Does it sometimes permanently forget to record shows, as in they magically just drop off every once in a while? My SA box did that. My new Motorola FIOS box has been wonderful tho, although it gets VERY hot.

it doesnt forget to record them. It has the recording in the listing, but it will just be a black picture for the entire length or will say the program is temporarily unavailable.
 
It is best to not use an amp as much as possible as amps amplify everything, including the noise levels.

You lose 6-10 dB for every passive split and 3dB for every termination, and 5db (@5 Mhz) to 21dB (@900MHz) for every 100m. Those losses add up and they add up especially quick if your terminations aren't done properly. Not using an amp after 3-4 splits I'd only have to say caveat emptor.
 
You lose 6-10 dB for every passive split and 3dB for every termination, and 5db (@5 Mhz) to 21dB (@900MHz) for every 100m. Those losses add up and they add up especially quick if your terminations aren't done properly. Not using an amp after 3-4 splits I'd only have to say caveat emptor.

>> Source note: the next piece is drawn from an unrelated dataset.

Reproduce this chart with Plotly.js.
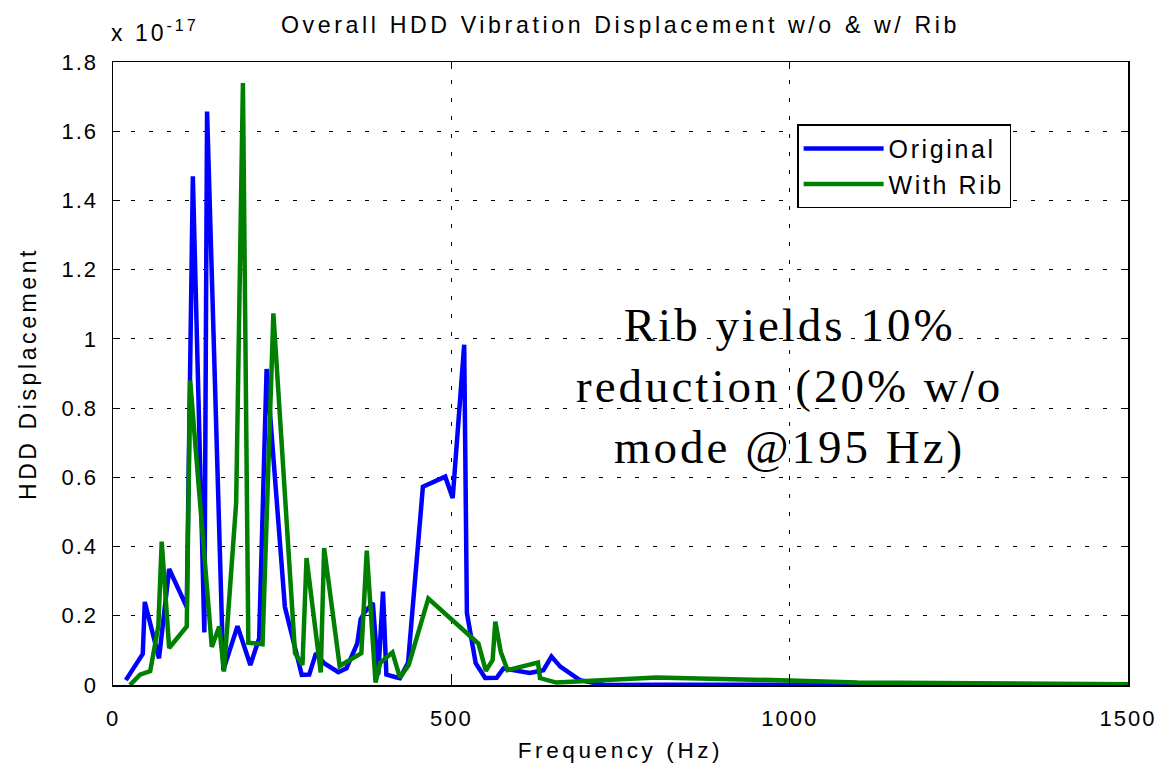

so tell me about the splits. A 2 way splitter produces less loss than a 3 way? how does this work? and how does termination work with coax? I figured it went from the outside box, to whatever device you hoot it up to and you're done.
 
:lol: You were trying to cram dual shield connectors on a quad shield cable.
Actually I was using quad-shield connectors. Still a bitch to put them on. Plus with the extra shielding, if it gets to the center conductor, it grounds out.
Cable ground blocks are usually not installed right, they used copper stakes, or missing entirely.
Not quite sure what this has to do with the conversation, but in all of the installs in my area, Adelphia grounds the incoming cable from the street to the house ground, as per NEC regs. But yeah, grounding is important. If the cable company fails to ground properly, they can be held responsible. A simple phone call to the local cable office saying you think you might have a bad ground usually clears that up.
The closer you put the modem to the demark, the better.
Demark (or rather Demarc) is a telecom term, not a cable company term. :p
 
Demark (or rather Demarc) is a telecom term, not a cable company term. :p
There isn't really a difference anymore. Comcast even has their main feed here listed on the Visio diagram as demark. I know what you're saying about demarc since its an abbrivation, but that's how all the Comcast dudes label it and how all the phone people here label it, so I've just gotten used to it.
 
so tell me about the splits. A 2 way splitter produces less loss than a 3 way? how does this work? and how does termination work with coax? I figured it went from the outside box, to whatever device you hoot it up to and you're done.

A passive split is just that, it takes 1 signal and splits it. Kirchhoff's Law applies here just like any other parallel circuit. If that means nothing to you, then just know that the two resulting lines have less signal than the original line. If you split it enough, you end up not having enough signal to watch TV. Higher frequency attenuates faster than lower frequency, so that why very often people have their higher number channels get fuzzy when the lower ones look fine.

Terminating coax means putting the F-connector on it, in this case. That's the thing you screw into the back of the TV.